I’ve only recently got hold of Mac OS X 10.5 (Leopard). For the most part the many gripes and grievances have already been voiced by those far more capable than I. I had resigned myself to not saying anything about Leopard thinking I really had nothing new to contribute under the sun. I was happy with just badgering joen with all the new wonders and inundating him with screenshots of this or that new whiz-bang feature. Now, I just can’t bear it any longer.

Leopard, Spaces, Mail, etc…

the many people that want what does not exist

Spaces

Let us begin with Spaces. There have been numerous gripes about Spaces particularly along the lines of, it doesn’t work the way I want it to work. You can find examples of this at Betalogue, Daring Fireball, Sun BabelFish, and Dribin. These are all bright folk, bright folk with far too much time on their hands, like me.

They all seem to be infuriated that Spaces does not do one thing or another that it never claimed it would do. Dribin even says,

In short, Spaces seems designed for app partitioning, not task partitioning.

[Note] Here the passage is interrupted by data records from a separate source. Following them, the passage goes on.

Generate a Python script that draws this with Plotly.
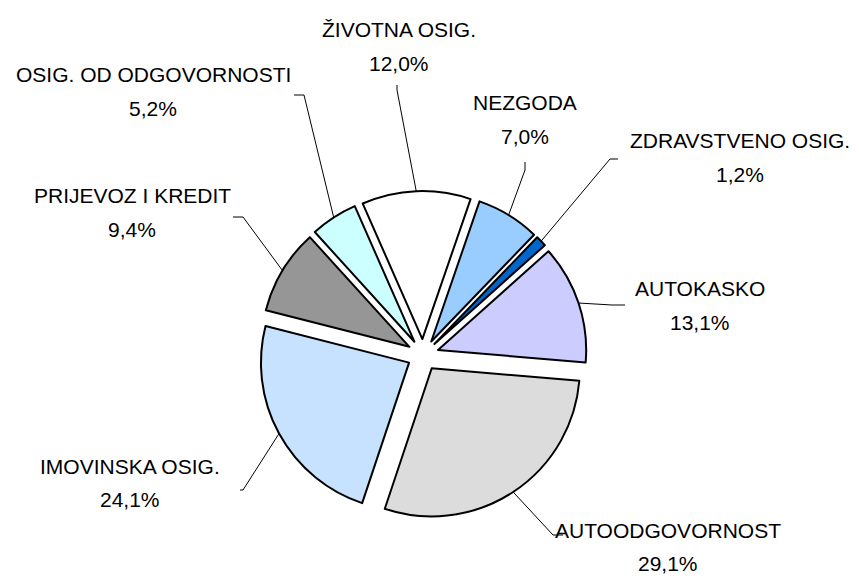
import math
import plotly.graph_objects as go

# ---- data ----
categories = ["NEZGODA", "ZDRAVSTVENO OSIG.", "AUTOKASKO", "AUTOODGOVORNOST",
              "IMOVINSKA OSIG.", "PRIJEVOZ I KREDIT", "OSIG. OD ODGOVORNOSTI",
              "ŽIVOTNA OSIG."]
shares = [7.0, 1.2, 13.1, 29.1, 24.1, 9.4, 5.2, 12.0]
value_labels = ["7,0%", "1,2%", "13,1%", "29,1%", "24,1%", "9,4%", "5,2%", "12,0%"]

# ---- style / layout ----
colors = ["#99CCFF", "#0066CC", "#CCCCFF", "#DCDCDC",
          "#C6E2FF", "#969696", "#CCFFFF", "#FFFFFF"]
W, H = 859, 580
CX, CY = 423, 355          # pie centre (px)
HALF = 164                 # half size of pie domain (px)
PULL = 0.107
ROTATION = 19

# label centres (px): x, name line y, value line y
label_pos = [(525, 103, 137), (740, 140, 174), (700, 288, 322), (668, 530, 563),
             (130, 466, 499), (132, 195, 229), (153, 75, 109), (399, 30, 63)]
# leader line elbow and end (px)
leader_elbow = [(525, 170), (610, 159), (612, 305), (553, 535),
                (243, 490), (243, 217), (304, 95), (397, 90)]
leader_end = [(525, 162), (618, 159), (625, 305), (563, 535),
              (240, 490), (233, 217), (294, 95), (397, 85)]

fig = go.Figure()
fig.add_trace(go.Pie(
    labels=categories, values=shares, sort=False, direction="clockwise",
    rotation=ROTATION, pull=[PULL] * len(shares), textinfo="none",
    marker=dict(colors=colors, line=dict(color="#000000", width=2)),
    domain=dict(x=[(CX - HALF) / W, (CX + HALF) / W],
                y=[(H - CY - HALF) / H, (H - CY + HALF) / H]),
    showlegend=False, hoverinfo="label+text", text=value_labels,
))

def px2paper(x, y):
    return x / W, 1 - y / H

total = sum(shares)
cum = 0.0
annotations = []
shapes = []
for i, (cat, v, vl) in enumerate(zip(categories, shares, value_labels)):
    mid = cum + v / 2
    cum += v
    theta = math.radians(mid / total * 360 + ROTATION)
    rr = HALF  # r*(1+pull)
    ax = CX + rr * math.sin(theta)
    ay = CY - rr * math.cos(theta)
    ex, ey = leader_elbow[i]
    tx, ty = leader_end[i]
    p0 = px2paper(ax, ay); p1 = px2paper(ex, ey); p2 = px2paper(tx, ty)
    shapes.append(dict(type="path", xref="paper", yref="paper",
                       path=f"M {p0[0]},{p0[1]} L {p1[0]},{p1[1]} L {p2[0]},{p2[1]}",
                       line=dict(color="#000000", width=1)))
    lx, ly1, ly2 = label_pos[i]
    for txt, yy in ((cat, ly1), (vl, ly2)):
        px_, py_ = px2paper(lx, yy)
        annotations.append(dict(x=px_, y=py_, xref="paper", yref="paper",
                                text=txt, showarrow=False, xanchor="center",
                                yanchor="middle",
                                font=dict(family="Liberation Sans, Arial", size=21,
                                          color="#000000")))

fig.update_layout(width=W, height=H, margin=dict(l=0, r=0, t=0, b=0),
                  paper_bgcolor="#FFFFFF", plot_bgcolor="#FFFFFF",
                  annotations=annotations, shapes=shapes)
fig.write_html("out.html", config={"displayModeBar": False},
               post_script="document.body.style.margin='0';document.body.style.overflow='hidden';")
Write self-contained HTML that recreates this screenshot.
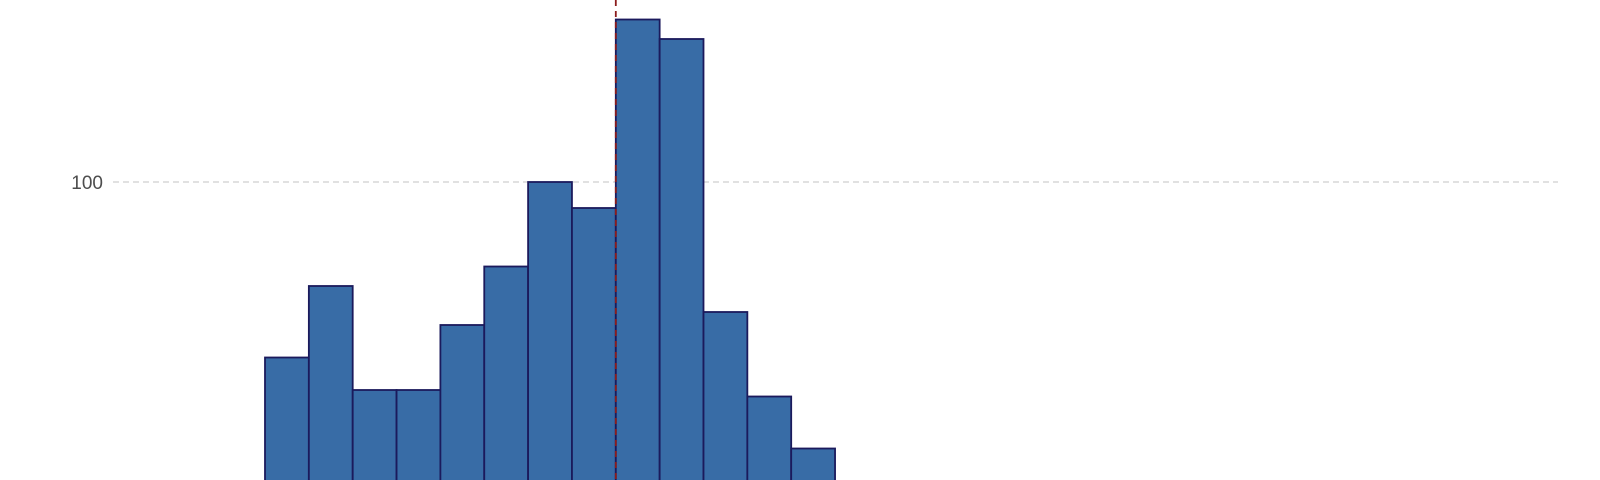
<!DOCTYPE html>
<html><head><meta charset="utf-8"><style>
html,body{margin:0;padding:0;background:#fff;}
svg{display:block;}
</style></head><body>
<svg id="chart" width="1600" height="480" xmlns="http://www.w3.org/2000/svg"></svg>
<script>
const binIndex = [0,1,2,3,4,5,6,7,8,9,10,11,12];
const counts = [73,84,68,68,78,87,100,96,125,122,80,67,59];
const yTicks = [100];
const yTickLabels = ["100"];
const refLineBin = [8];

const svg = document.getElementById('chart');
const NS = 'http://www.w3.org/2000/svg';
const xLeft = 265, binW = 43.85;
function xs(i){ return xLeft + i*binW; }
function ys(v){ return 182 - (v-100)*6.5; }
function mk(t, attrs){ const e=document.createElementNS(NS,t); for(const k in attrs) e.setAttribute(k,attrs[k]); svg.appendChild(e); return e; }

yTicks.forEach((t,i)=>{
  const g = mk('line',{x1:113,x2:1558,y1:ys(t),y2:ys(t),stroke:'#cfcfcf','stroke-width':1.2,'stroke-dasharray':'6,4'});
  
  
  const l = mk('text',{x:103,y:ys(t)+7,'text-anchor':'end','font-family':'Liberation Sans, sans-serif','font-size':19,fill:'#4d4d4d'});
  l.textContent = yTickLabels[i];
  
  
});

binIndex.forEach((b,i)=>{
  const top = ys(counts[i]);
  const r = mk('rect',{x:xs(b),y:top,width:binW,height:480-top+5,fill:'#386ca6',stroke:'#1b1a5c','stroke-width':1.8});
  
  
});

refLineBin.forEach(b=>{
  const v = mk('line',{x1:xs(b),x2:xs(b),y1:0,y2:480,stroke:'#8b1c1c','stroke-width':1.8,'stroke-dasharray':'6,5'});
  
  
});
</script>
</body></html>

Correct, Dave. Only, that’s not what he wants. He and many others want Magic. By Magic I am referring to mystical powers that make things happen with no explanations for mere mortals.

Now, obviously, I’m of an opposite view to the above mentioned gentlemen. I like Spaces just fine. It works just as I had expected it too. Do I want Spaces to do more? Sure, I suppose. Do I expect it one day will? Absolutely. Does that mean it is horribly broken today? No.

I would like my car to fly of its own accord. That my car sits there perpetually flightless does not mean it is broken.

I in no way want it to seem that I think these other fellows are wrong or lump-headed or anything of the sort. I do think their perception of the issue is off and that calling something broken for not having a feature you demand it have is wrong and sends a ridiculous message.

Mail & iCal

Here we have the exact same issue. I don’t really have any links for you on this one but that’s mostly because the damning comments I’ve seen have not yet been perfectly collated for me to link to. It would seem that both Mail and iCal are horribly broken. I’m talking, “make kitties cry” broken.

Mail

The last year and more has seen the rise of David Allen’s GTD. There are scores of applications for both the Mac and PC that cater to this list-making culture of Thing-Doers. Many, it would seem, expected Apple to make GTD really work in Mail 3.0. This is something, that from my experience watching the GTD culture, no one has yet done.

I watched Steve Jobs demo the new features of Mail (Notes & To-Dos). I do not believe he once mentioned the phrase GTD. What I expected of Mail was that I’d have notes and I’d be able to make to-dos that I could then merrily check off as I completed them. That’s precisely what I received, wonder of wonders.

iCal

Now, iCal, from my understanding over the last 5 or so years has always been either completely broken or the best thing since sliced bread. Depending on who you ask iCal either makes Angels sing or infects one’s soul with rot. For me? I enter in an event, I check on an event. That’s about the extent of it.

My Gripes?

Me? A gripe about Leopard? Sure. It makes me a little nutty that the global spell-checker flags words that are defined in the built-in New Oxford American Dictionary. Then, I remember that Joen doesn’t have a global spell checker or a built-in dictionary and I feel much better about it all.

I did a little think just there and I’m having a hard time coming up with something else that really bugs me.

OK, wait, I know, I wish I could right click items in a Stack. That’s all.